73 percent of UAE residents surveyed by compareit4me group admitted to having some kind of debt with UAE banks, with credit cards topping the list at 57.2 percent, followed by personal loans at 45.3 percent. But with the holiday season fast approaching and spending on plastic in the UAE expected to increase again, these figures could be set to rise.
Research by Euromonitor International found a steady rise in spending last December of between 5-10 percent, compared to the previous month. Meanwhile, a further survey carried out by YouGov and Kippreport found that 95 percent of UAE residents are planning to shop for gifts for the holiday season, indicating that a similar hike in spending is highly likely, which could perhaps lead to further personal debt.

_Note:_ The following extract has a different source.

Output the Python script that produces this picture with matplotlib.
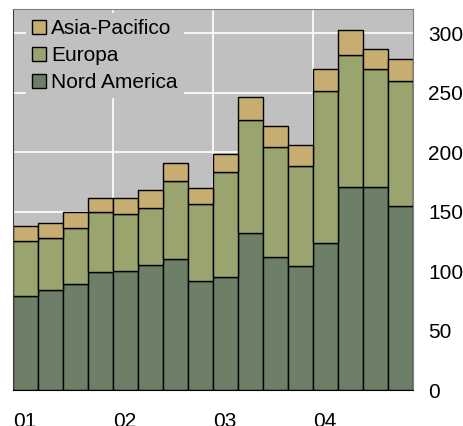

The survey conducted by compareit4me.com, the Middle East’s leading finance comparison website, also revealed that 45 percent of those surveyed found their financial situation, along with the management of their debt, to be highly stressful. 15.8 percent even stated they had made late payments or missed them completely once or more over the last year. Since the introduction of the Al Etihad Credit Bureau late last year, all missed payments are recorded and provided to banks, meaning any future loan applications these individuals make could be severely hindered.
However, the cost of living in the UAE is continuing to increase, with prices nationwide rising annually by 4.4 percent from July 2014 – July 2015, up from 4.2 percent from the previous year. Additionally, bank executives have revealed the UAE has one of the world’s highest rates of indebtedness, at US$95,000 per household.